Take a murder mystery and add a mix of manic, madcap mayhem - and lace it all through with music - and you have Windmill Theatre's latest masterpiece, Murder for Two. This witty, wacky two-hander directed by Luke Sheppard and Tom Attwood celebrates 50 years of exceptional productions by Newbury's jewel of a theatre (think of Sweeney Todd, Mack and Mabel, Carmen…).
We're in film noir land, supposedly a drawing-room in small-town America. A crime novelist is murdered at a birthday party thrown in his honour, and in time-honoured Agatha Christie tradition, all the guests - from his discontented wife to his sexy dancer mistress and the local psychiatrist (who turns out to be treating them all) - are suspects. Arrive Officer Marcus, the wannabe detective (slickly played by Ed MacArthur), who must race against the clock to solve the case. To do so, he needs to interrogate all twelve of them, each character played by Jeremy Legat using rapid-fire changes of props, expressions and gestures. Redeeming the script's occasional lapse into stereotype, Legat and MacArthur deliver a blistering tour de force of energy, imagination and wit.

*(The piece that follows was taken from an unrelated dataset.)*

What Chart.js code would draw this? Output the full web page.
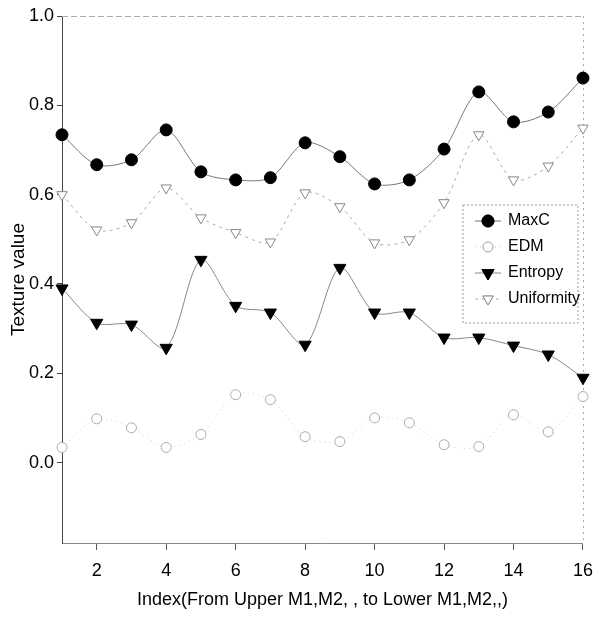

And there's a third character - the piano. In fact, the play is really a four-hander: the duo are virtuosos on the ivories, accompanying themselves and each other and, as in the hilarious finale, duetting in brilliantly choreographed sequences of keyboard acrobatics. Despite a set that belongs, incongruously, more to a Philip Marlowe movie than the front parlour of the Southern states home of a well-heeled thriller-writer, and in spite, too, of a delightfully inconsequential storyline that's more what-on-earth-is-going-on than whodunit, this show drives forward on a high-octane mix of crazyiness, inventiveness and sheer exuberance. Murder for Two is 90 minutes of musical murder madness, delivered by Legat and MacArthur with breathtaking energy and verve, and worth every dizzying minute.